Un Doctor Frankenstein que dispone de cadáveres perfectamente viables, pero que decide no utilizarlos en sus experimentos de reviviscencia, sino que procede a diseccionarlos minuciosamente, para luego combinar los miembros de una manera caprichosa y burda, generando nuevos cuerpos híbridos, en los que las costuras son perfectamente visibles ―y que en principio resultan muy inferiores a los cuerpos originales que tenía a su disposición―, que procede entonces, exitosamente, a reanimar, generando así una prole de monstruos deformes y contrahechos que se pasean dando tumbos por el laboratorio y que, incapaces de toda locución inteligible, se limitan a mirar con una mezcla de odio y perplejidad a su Criador. Interpelado el Doctor por sus estudiantes sobre este comportamiento aparentemente paradójico, él responde impertérrito: “Señores, su planteamiento es erróneo. El objetivo del experimento nunca fue la resurrección de la carne muerta, sino el perfeccionamiento en el arte del ensamblaje”.

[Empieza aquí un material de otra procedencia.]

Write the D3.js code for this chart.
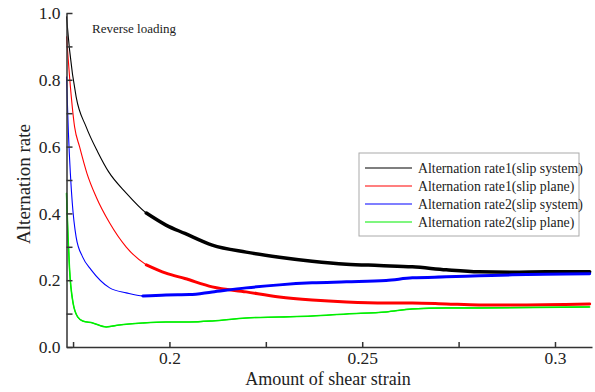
<!DOCTYPE html>
<html>
<head>
<meta charset="utf-8">
<script src="https://cdn.jsdelivr.net/npm/d3@7"></script>
<style>
  body { margin: 0; background: #fff; }
  svg { display: block; }
  .axis path, .axis line { stroke: #333; stroke-width: 1.5; }
</style>
</head>
<body>
<svg id="chart" width="595" height="392"></svg>
<script>
// Data (shear strain, alternation rate)
const seriesNames = [
  "Alternation rate1(slip system)",
  "Alternation rate1(slip plane)",
  "Alternation rate2(slip system)",
  "Alternation rate2(slip plane)"
];

const rate1SystemX = [0.1733, 0.1741, 0.1758, 0.1784, 0.1814, 0.1842, 0.1888, 0.1940, 0.1991, 0.2040, 0.2111, 0.2199, 0.2285, 0.2370, 0.2459, 0.2544, 0.2630, 0.2718, 0.2803, 0.2889, 0.2977, 0.3090];
const rate1SystemY = [0.99, 0.889, 0.749, 0.659, 0.584, 0.525, 0.461, 0.401, 0.365, 0.340, 0.305, 0.284, 0.269, 0.257, 0.248, 0.244, 0.240, 0.231, 0.225, 0.224, 0.225, 0.225];

const rate1PlaneX = [0.1733, 0.1741, 0.1754, 0.1767, 0.1786, 0.1810, 0.1845, 0.1888, 0.1940, 0.1991, 0.2040, 0.2111, 0.2199, 0.2285, 0.2370, 0.2459, 0.2562, 0.2630, 0.2718, 0.2803, 0.2889, 0.3090];
const rate1PlaneY = [0.93, 0.808, 0.659, 0.599, 0.520, 0.449, 0.371, 0.299, 0.246, 0.221, 0.205, 0.180, 0.165, 0.150, 0.141, 0.135, 0.132, 0.132, 0.129, 0.126, 0.126, 0.129];

const rate2SystemX = [0.1733, 0.1738, 0.1743, 0.1748, 0.1758, 0.1775, 0.1797, 0.1845, 0.1888, 0.1931, 0.1991, 0.2052, 0.2111, 0.2199, 0.2285, 0.2370, 0.2459, 0.2562, 0.2630, 0.2718, 0.2803, 0.2889, 0.3090];
const rate2SystemY = [0.81, 0.64, 0.52, 0.431, 0.329, 0.269, 0.231, 0.177, 0.162, 0.153, 0.156, 0.157, 0.165, 0.177, 0.186, 0.192, 0.195, 0.199, 0.207, 0.210, 0.213, 0.216, 0.219];

const rate2PlaneX = [0.1733, 0.1737, 0.1741, 0.1750, 0.1762, 0.1775, 0.1801, 0.1836, 0.1870, 0.1931, 0.1991, 0.2052, 0.2111, 0.2199, 0.2285, 0.2370, 0.2459, 0.2562, 0.2630, 0.2718, 0.2803, 0.3090];
const rate2PlaneY = [0.46, 0.329, 0.231, 0.132, 0.090, 0.078, 0.072, 0.060, 0.066, 0.072, 0.075, 0.075, 0.078, 0.087, 0.090, 0.093, 0.099, 0.105, 0.114, 0.117, 0.117, 0.120];

// strain where the recorded signal turns noisy (drawn as a wider band)
const noisyFrom = [0.1931, 0.1905, 0.1931, null];

const xMajorTicks = [0.2, 0.25, 0.3];
const xMinorTicks = [0.175, 0.225, 0.275];
const yMajorTicks = [0.0, 0.2, 0.4, 0.6, 0.8, 1.0];
const yMinorTicks = [0.1, 0.3, 0.5, 0.7, 0.9];

const colors = ["#000000", "#ff0000", "#0000ff", "#00ee00"];
const bandWidths = [3.5, 3, 3, 1.5];
const serif = "'Liberation Serif', 'Times New Roman', 'DejaVu Serif', serif";

const svg = d3.select("#chart");

const x = d3.scaleLinear().domain([0.1733, 0.3096]).range([66.5, 592]);
const y = d3.scaleLinear().domain([0, 1]).range([347, 13]);

// Build series from the arrays
const xs = [rate1SystemX, rate1PlaneX, rate2SystemX, rate2PlaneX];
const ys = [rate1SystemY, rate1PlaneY, rate2SystemY, rate2PlaneY];
const series = seriesNames.map((name, i) => ({
  name: name,
  color: colors[i],
  noisyFrom: noisyFrom[i],
  band: bandWidths[i],
  points: xs[i].map((v, j) => ({ x: v, y: ys[i][j] }))
}));

const line = d3.line()
  .x(d => x(d.x))
  .y(d => y(d.y))
  .curve(d3.curveMonotoneX);

// Curves
const curves = svg.append("g").attr("class", "curves");
series.forEach(s => {
  curves.append("path")
    .attr("d", line(s.points))
    .attr("fill", "none")
    .attr("stroke", s.color)
    .attr("stroke-width", 1.1);
  const tail = s.noisyFrom === null ? s.points : s.points.filter(p => p.x >= s.noisyFrom);
  curves.append("path")
    .attr("d", line(tail))
    .attr("fill", "none")
    .attr("stroke", s.color)
    .attr("stroke-width", s.band)
    .attr("stroke-linejoin", "round")
    .attr("stroke-linecap", "round");
});

// Axes (ticks point inward)
const fmt = d => String(+d.toFixed(3));
const fmtY = d3.format(".1f");

svg.append("g")
  .attr("class", "axis")
  .attr("transform", "translate(0,347)")
  .call(d3.axisBottom(x).tickValues(xMajorTicks).tickSizeInner(-5).tickSizeOuter(0).tickPadding(5).tickFormat(fmt));

svg.append("g")
  .attr("class", "axis")
  .attr("transform", "translate(0,347)")
  .call(d3.axisBottom(x).tickValues(xMinorTicks).tickSizeInner(-5).tickSizeOuter(0).tickFormat(""))
  .call(g => g.select(".domain").remove());

svg.append("g")
  .attr("class", "axis")
  .attr("transform", "translate(66.5,0)")
  .call(d3.axisLeft(y).tickValues(yMajorTicks).tickSizeInner(-6).tickSizeOuter(0).tickPadding(6).tickFormat(fmtY));

svg.append("g")
  .attr("class", "axis")
  .attr("transform", "translate(66.5,0)")
  .call(d3.axisLeft(y).tickValues(yMinorTicks).tickSizeInner(-6).tickSizeOuter(0).tickFormat(""))
  .call(g => g.select(".domain").remove());

svg.selectAll(".axis text")
  .style("font-family", serif)
  .style("font-size", "17.5px")
  .style("fill", "#222");

// Axis titles
svg.append("text")
  .attr("x", 328)
  .attr("y", 385)
  .attr("text-anchor", "middle")
  .style("font-family", serif)
  .style("font-size", "18px")
  .style("fill", "#222")
  .text("Amount of shear strain");

svg.append("text")
  .attr("transform", "translate(30,184) rotate(-90)")
  .attr("text-anchor", "middle")
  .style("font-family", serif)
  .style("font-size", "19px")
  .style("fill", "#222")
  .text("Alternation rate");

svg.append("text")
  .attr("x", 92)
  .attr("y", 33)
  .style("font-family", serif)
  .style("font-size", "13px")
  .style("fill", "#222")
  .text("Reverse loading");

// Legend
const legend = svg.append("g").attr("transform", "translate(359,153)");
legend.append("rect")
  .attr("width", 220)
  .attr("height", 83)
  .attr("fill", "#fff")
  .attr("stroke", "#aaa")
  .attr("stroke-width", 1);

series.forEach((s, i) => {
  const row = legend.append("g").attr("transform", `translate(0,${15 + i * 18})`);
  row.append("line")
    .attr("x1", 6).attr("x2", 53)
    .attr("stroke", s.color)
    .attr("stroke-width", 1.2);
  row.append("text")
    .attr("x", 59)
    .attr("dy", "0.35em")
    .style("font-family", serif)
    .style("font-size", "13.8px")
    .style("fill", "#222")
    .text(s.name);
});
</script>
</body>
</html>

El objetivo de este blog nunca fue la resurrección de la carne muerta, sino el perfeccionamiento en el arte del ensamblaje. Y, como hay confianza, y esto es un cuaderno de trabajo, en el que anoto los resultados de los experimentos, les diré que, torpe como soy en la sutura y el serrado, soy a cambio un avezado componedor de monstruos, y espero contar con su benévola acogida si un día produzco uno lo suficientemente bien (es decir, mal) acabado como para arrojarlo al mundo.